Il caldo e l'afa di questo periodo rendono ancora più insopportabile la situazione. Ci sono migliaia di ragazzi tossicodipendenti che non dovrebbero rimanere in carcere ma essere curati in comunità. E troppi detenuti psichiatrici per i quali le Rems (quelle che ci sono) non hanno spazi né risposte. La rabbia è diffusa. Gesti di autolesionismo dilagano. Così come si moltiplicano le aggressioni agli agenti di polizia.
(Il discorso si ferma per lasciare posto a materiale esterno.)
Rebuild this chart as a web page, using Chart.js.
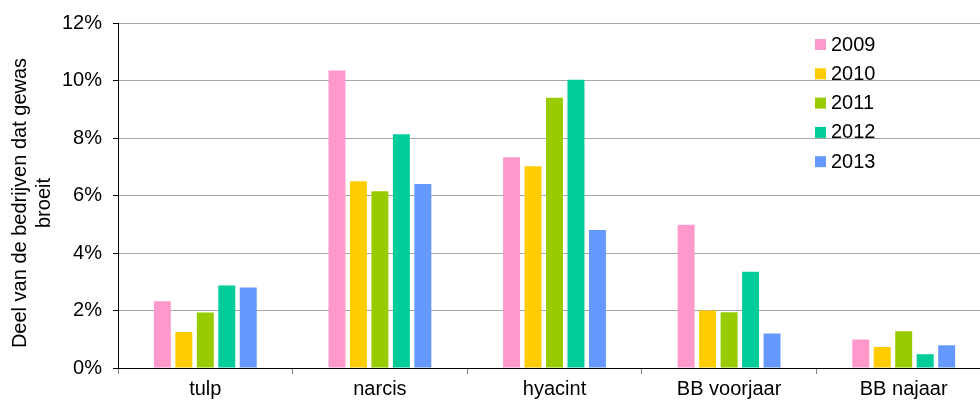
<!DOCTYPE html>
<html lang="nl">
  <head>
    <meta charset="UTF-8" />
    <title>Broei per gewas</title>
    <style>
      html, body { margin: 0; padding: 0; background: #fff; overflow: hidden; }
      #wrap { width: 980px; height: 404px; overflow: hidden; }
      #chart { display: block; }
    </style>
  </head>
  <body>
    <!-- plot loopt in het origineel iets voorbij de rechterrand door -->
    <div id="wrap"><canvas id="chart" width="991" height="404"></canvas></div>
    <script src="https://cdn.jsdelivr.net/npm/chart.js@4.4.0/dist/chart.umd.min.js"></script>
    <script>
      // gewassen (categorieen)
      const gewassen = ['tulp', 'narcis', 'hyacint', 'BB voorjaar', 'BB najaar'];
      const jaren = ['2009', '2010', '2011', '2012', '2013'];
      // percentage bedrijven dat broeit, per jaar
      const v2009 = [2.32, 10.35, 7.33, 4.98, 0.99];
      const v2010 = [1.25, 6.5, 7.02, 2.0, 0.73];
      const v2011 = [1.93, 6.15, 9.4, 1.94, 1.28];
      const v2012 = [2.87, 8.13, 10.03, 3.35, 0.48];
      const v2013 = [2.8, 6.4, 4.8, 1.2, 0.79];
      const yTicks = [0, 2, 4, 6, 8, 10, 12];
      const yTitel = ['Deel van de bedrijven dat gewas', 'broeit'];

      const kleuren = ['#ff99cc', '#ffcc00', '#99cc00', '#00cc99', '#6699ff'];
      const reeksen = [v2009, v2010, v2011, v2012, v2013];
      const FONT = '"Liberation Sans", Arial, sans-serif';

      // legenda in de grafiek + y-as titel
      const extras = {
        id: 'extras',
        afterDraw(chart) {
          const ctx = chart.ctx;
          ctx.save();
          ctx.font = '20px ' + FONT;
          ctx.textBaseline = 'middle';
          ctx.textAlign = 'left';
          chart.data.datasets.forEach((ds, i) => {
            const y = 44 + i * 29.3;
            ctx.fillStyle = ds.backgroundColor;
            ctx.fillRect(815, y - 5, 11, 11);
            ctx.fillStyle = '#000';
            ctx.fillText(ds.label, 831, y + 1);
          });
          // y-as titel
          ctx.translate(26, 203);
          ctx.rotate(-Math.PI / 2);
          ctx.textAlign = 'center';
          ctx.textBaseline = 'alphabetic';
          ctx.fillText(yTitel[0], 0, 0);
          ctx.fillText(yTitel[1], 0, 24);
          ctx.restore();
        },
      };

      new Chart(document.getElementById('chart'), {
        type: 'bar',
        data: {
          labels: gewassen,
          datasets: jaren.map((j, i) => ({
            label: j,
            data: reeksen[i],
            backgroundColor: kleuren[i],
            borderWidth: 0,
            categoryPercentage: 0.615,
            barPercentage: 0.79,
          })),
        },
        options: {
          responsive: false,
          animation: false,
          devicePixelRatio: 1,
          layout: { padding: { top: 13, right: 0, left: 0, bottom: 0 } },
          plugins: { legend: { display: false }, tooltip: { enabled: false } },
          scales: {
            x: {
              offset: true,
              grid: {
                offset: true,
                drawOnChartArea: false,
                tickLength: 6,
                tickColor: '#808080',
              },
              border: { color: '#000', width: 1 },
              ticks: {
                color: '#000',
                font: { family: FONT, size: 20 },
                padding: 3,
                maxRotation: 0,
                autoSkip: false,
              },
              afterFit(s) { s.height = 36; },
            },
            y: {
              min: 0,
              max: 12,
              afterBuildTicks(s) { s.ticks = yTicks.map((v) => ({ value: v })); },
              grid: {
                color: '#a6a6a6',
                borderDash: [1, 1],
                tickColor: '#000',
                tickLength: 5,
                tickBorderDash: [],
              },
              border: { color: '#000', width: 1 },
              ticks: {
                color: '#000',
                font: { family: FONT, size: 20 },
                padding: 11,
                autoSkip: false,
                callback: (v) => v + '%',
              },
              afterFit(s) { s.width = 118; },
            },
          },
        },
        plugins: [extras],
      });
    </script>
  </body>
</html>
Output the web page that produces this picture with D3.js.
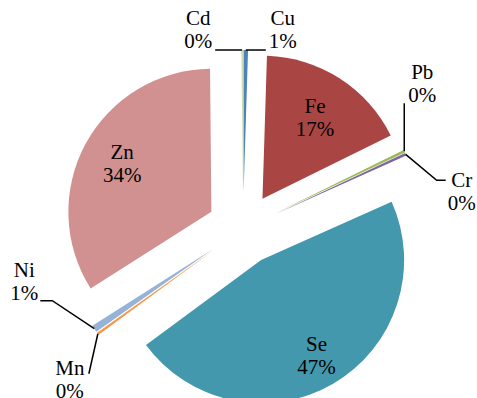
<!DOCTYPE html>
<html>
<head>
<meta charset="utf-8">
<script src="https://cdn.jsdelivr.net/npm/d3@7"></script>
</head>
<body style="margin:0">
<svg id="chart" width="477" height="398"></svg>
<script>
// Share of each metal (percent), clockwise from 12 o'clock
const categories = ["Cu", "Fe", "Pb", "Cr", "Se", "Mn", "Ni", "Zn", "Cd"];
const values     = [0.5, 17.2, 0.3, 0.3, 46.6, 0.3, 0.8, 33.85, 0.15];
const colors     = ["#4F81BD", "#A94643", "#9BBB59", "#8064A2", "#4398AE",
                    "#F79646", "#95B3D7", "#D19190", "#C3D69B"];

const cx = 243, cy = 229;      // pie centre
const R = 143;                 // slice radius
const explode = 36;            // every slice pulled out along its bisector
const fontSize = 21, lineGap = 23;

const svg = d3.select("#chart");
const total = d3.sum(values);
const pct = v => Math.round(v / total * 100) + "%";

const pie = d3.pie().sort(null).value(d => d.value);
const arc = d3.arc().innerRadius(0).outerRadius(R);

const data = categories.map((c, i) => ({ name: c, value: values[i], color: colors[i] }));
const arcs = pie(data);

const mid = a => (a.startAngle + a.endAngle) / 2;
const dir = a => [Math.sin(mid(a)), -Math.cos(mid(a))];
const apex = a => { const [dx, dy] = dir(a); return [cx + explode * dx, cy + explode * dy]; };

// slices
svg.selectAll("path.slice")
  .data(arcs)
  .join("path")
  .attr("class", "slice")
  .attr("transform", d => `translate(${apex(d)})`)
  .attr("d", arc)
  .attr("fill", d => d.data.color);

// leader lines for the thin slices
// path: offsets from the slice's outer point; tx/ty: label offset from the leader end
const leaders = {
  Cd: { path: [[-27, 0]],               tx: -17, ty: -25 },
  Cu: { path: [[20, 0]],                tx: 17,  ty: -25 },
  Pb: { path: [[0, -48]],               tx: 18,  ty: -24 },
  Cr: { path: [[31, 26], [40, 26]],     tx: 16,  ty: 7 },
  Mn: { path: [[-9, 40]],               tx: -19, ty: 1 },
  Ni: { path: [[-42, -28], [-54, -28]], tx: -16, ty: -24 }
};
const insideK = { Fe: 0.68, Se: 0.77, Zn: 0.71 };

// label anchor for every slice
const labelPos = [];
arcs.forEach(d => {
  const [ax, ay] = apex(d), [dx, dy] = dir(d);
  if (d.data.value / total >= 0.05) {
    const k = insideK[d.data.name] || 0.7;
    labelPos.push({ d, x: ax + dx * R * k, y: ay + dy * R * k - 4 });
  } else {
    const L = leaders[d.data.name];
    const o = [ax + dx * R, ay + dy * R];
    const pts = [o].concat(L.path.map(p => [o[0] + p[0], o[1] + p[1]]));
    svg.append("path")
      .attr("d", d3.line()(pts))
      .attr("fill", "none").attr("stroke", "#000").attr("stroke-width", 1.5);
    const end = pts[pts.length - 1];
    labelPos.push({ d, x: end[0] + L.tx, y: end[1] + L.ty });
  }
});

// two-line labels: name above, percentage below
labelPos.forEach(p => {
  [p.d.data.name, pct(p.d.data.value)].forEach((s, i) => {
    svg.append("text")
      .attr("x", p.x).attr("y", p.y + i * lineGap)
      .style("font-family", '"Liberation Serif"')
      .style("font-size", fontSize + "px")
      .style("text-anchor", "middle")
      .text(s);
  });
});
</script>
</body>
</html>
Domenica scorsa, insieme ai parlamentari Cecilia D'Elia e Gianni Cuperlo, siamo stati a Rebibbia, a vivere da vicino l'angoscia di bambini dietro le sbarre.

Quella mattina " Repubbica" aveva denunciato la situazione di uno di questi "Giacomo". Con lui c'erano altri due bambini. Tre bambini carcerati per le responsabilità penali delle madri. Storie e condizioni sociali e giudiziarie pesanti, difficili... Ma, una volta di più, siamo usciti con la convinzione profonda che quei bambini di due anni, due anni e sei mesi, di nove mesi, non possono, non debbono stare dentro una prigione per responsabilità di uno dei genitori.

Presidente Meloni, Ministro, relatori: se non ora, quando? Non posso pensare che la vostra sia una scelta cinica legata a volontà politica, a una egemonia - dalle vostre parti - di quella subcultura del "buttiamo via la chiave" e del "lasciamoli marcire in galera", in quelle discariche sociali che sono le prigioni italiane. Allora andate davvero, in queste ore, in questi giorni, dentro queste prigioni. Condividete con chi vive lì dentro, o perché costretto o perché lì lavora.

Forse capirete che trattare persone che hanno sbagliato come persone da recuperare e non come scarti umani non è solo giusto umanamente. Non è solo doveroso costituzionalmente. È anche importante per la sicurezza della società: chi esce da una pena rieducato e reinserito, non torna a commettere reati. La prossima settimana, in aula, riproporremo tutte queste cose ed altre. Avete l'occasione per ripensare e cambiare il vostro atteggiamento di chiusura. Cieca e irresponsabile.